Hepimizde dil öğrenmeye yatkınlık var ancak yaşın ilerlemesiyle bu sanırım bir nebze de olsa zorlaşmakta. Ancak çok erken verilmeye başlandığında da anadilde bozulmalar olabilmekte.

Anadili doğru öğrenmenin başka dilleri öğrenmede etkisi ne öcüde?

Çok önemli bir faktör. Kişi kendi dilini doğru konuşabilmeli ki başka dilleri öğrenebilsin. O yüzden çocukların küçük yaşlarda dil öğrensinler diye ana dili kavramadan birkaç dile maruz bırakılmalarını sakıncalı görüyorum. Biraz sırayla hareket edilmeli, ana dili kavradıktan sonra böyle bir girişimde bulunulması daha da başarı getirecektir. Zaten yeni kuşak biz öğretmesek de büyük oranda İngilizce konuşuyor. Gündelik popüler konuşma dilinin yarısı yabancı kelimelerden oluşmakta. Şu an Z kuşağı dediğimiz nesil zaten sentez bir dil konuşmakta.

Hocam yeni neslin konuştuğu dil zaten yarı yarıya sentez ve yabancı bir dil ise, neden tamamıyla konuşmakta bu kadar zorlanılmakta?

Evet, İngilizce konuş dediğimizde konuşamazken günlük hayatta kullandığı kelimeler çoğunlukla yabancı olabilmekte. Ancak bu kelimelerde tam anlamıyla İngilizce değil. Sentez farklı bir dil. İngilizcede de olmayan kullanımlar. Öğrenemeyince ya da öğretemeyince sosyal medyadan da sürekli maruz kalarak kendince dil oluşturuyorlar. Bu ana dilimiz Türkçeye de zarar veriyor. Ben özellikle buna dikkat ediyorum. Türkçe konuşurken Türkçeyi olabildiğince düzgün kullanmaya özen gösteriyorum. Yarı İngilizce yarı Türkçe konuşmak iki dile de, öğrenilmesine ve kavranmasına da zarar verir. Ara sentez bir dil çok saçma ve itici duruyor kanaatimce.
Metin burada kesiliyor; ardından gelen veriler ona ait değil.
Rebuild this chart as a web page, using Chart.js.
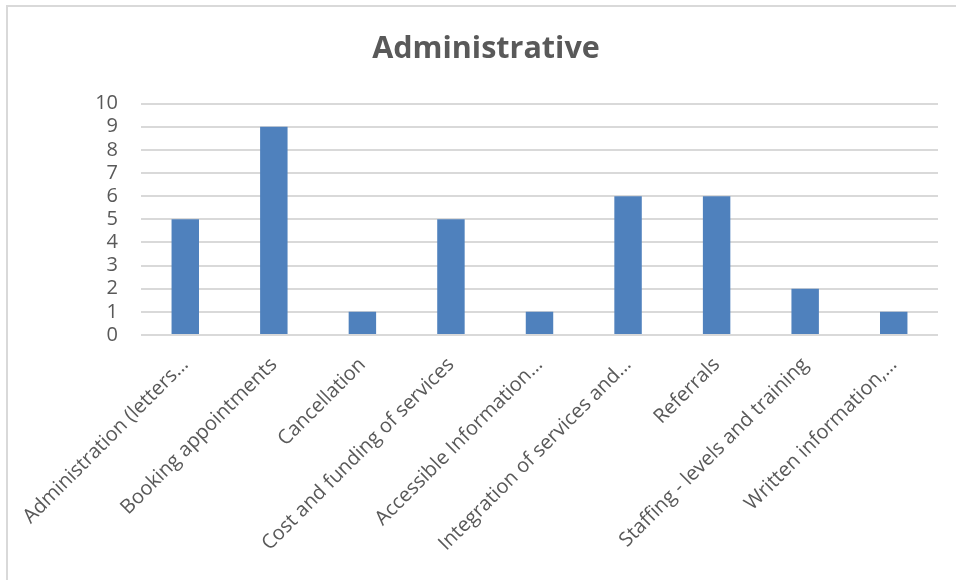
<!DOCTYPE html>
<html>
<head>
<meta charset="utf-8">
<script src="https://cdn.jsdelivr.net/npm/chart.js@4"></script>
<style>
  html, body { margin: 0; padding: 0; background: #fff; }
  #wrap { position: relative; width: 956px; height: 580px; }
  #frame {
    position: absolute; left: 6px; top: 5px; right: -4px; bottom: -4px;
    border-left: 2px solid #d9d9d9; border-top: 2px solid #d9d9d9;
  }
  canvas { position: absolute; left: 0; top: 0; }
</style>
</head>
<body>
<div id="wrap">
  <div id="frame"></div>
  <canvas id="chart" width="956" height="580"></canvas>
</div>
<script>
const categories = [
  'Administration (letters…',
  'Booking appointments',
  'Cancellation',
  'Cost and funding of services',
  'Accessible Information…',
  'Integration of services and…',
  'Referrals',
  'Staffing - levels and training',
  'Written information,…'
];
const counts = [5, 9, 1, 5, 1, 6, 6, 2, 1];
const yTicks = [0, 1, 2, 3, 4, 5, 6, 7, 8, 9, 10];

const textColor = '#595959';
const gridColor = '#d9d9d9';
const fontFamily = '"Open Sans", Lato, sans-serif';

const data = {
  labels: categories,
  datasets: [
    {
      label: 'Administrative',
      backgroundColor: '#4f81bd',
      borderWidth: 0,
      data: counts,
      categoryPercentage: 1,
      barPercentage: 0.31,
    }
  ]
};

const config = {
  type: 'bar',
  data: data,
  options: {
    responsive: false,
    animation: false,
    // left padding keeps the title centred inside the frame
    layout: {
      padding: { left: 34, right: 18, top: 0, bottom: 0 }
    },
    plugins: {
      legend: { display: false },
      tooltip: { enabled: false },
      title: {
        display: true,
        text: 'Administrative',
        color: textColor,
        font: { family: fontFamily, size: 30.5, weight: 'bold' },
        padding: { top: 31, bottom: 36 }
      }
    },
    scales: {
      x: {
        grid: { display: false, drawTicks: false },
        border: { display: false },
        ticks: {
          color: textColor,
          font: { family: fontFamily, size: 20 },
          minRotation: 45,
          maxRotation: 45,
          autoSkip: false,
          padding: 18
        },
        afterFit: function(scale) {
          scale.height = 245;
          // long rotated labels may hang past the left edge
          scale.paddingLeft = 0;
          scale.paddingRight = 0;
        }
      },
      y: {
        min: 0,
        max: 10,
        afterBuildTicks: function(scale) {
          scale.ticks = yTicks.map(v => ({ value: v }));
        },
        grid: { color: gridColor, lineWidth: 2, drawTicks: false },
        border: { display: false },
        ticks: {
          color: textColor,
          font: { family: fontFamily, size: 20 },
          autoSkip: false,
          padding: 23
        },
        afterFit: function(scale) { scale.width = 107; }
      }
    }
  }
};

const myChart = new Chart(
  document.getElementById('chart'),
  config
);
</script>
</body>
</html>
Hocam eğitim camiasında özellikle duyduğum bir söylem var, Avrupa’nın kültürüne olan yabancılığımızdan ötürü dil öğrenemediğimiz. Buna ne diyorsunuz? Doğruluk payı var mı?

Öyle bir çağda yaşıyoruz ki bundan söz etmek çok da doğru ve mantıklı değil. Tüm dünya koca bir köye dönmüşken Avrupa’yı bilmediğimizi, başka ülkelerden bihaber olduğumuza inanmak çok gerçekçi değil. Giyinişimiz, izlediklerimiz, yediklerimiz, beğenilerimiz bile büyük ölçüde benzer durumda artık. Avrupa’dan çok farklı olduğumuzu düşünmüyorum. Kültürlerini kavrayamamakla alakalı bir durum değil bu, tamamen yanlış metot ile alakalı.

Hocam çok keyifli ve faydalı bir röportaj oldu, son olarak okuyucularımıza neler söylemek istersiniz?

Dil eğitiminde bizi kurtaracak tek şeyin öğrencileri soğutmadan, korkutmadan yabancı dil eğitimini sevmelerini sağlamak olduğunu söyleyebilirim. Not ve sınav kaygısı ile öğrenmelerini zorlaştırmamalı, korkutmamalıyız. Yabancı dillere karşı mevcut önyargıyı yıkmak bütün eğitimcilerin başlıca görevi olmalıdır.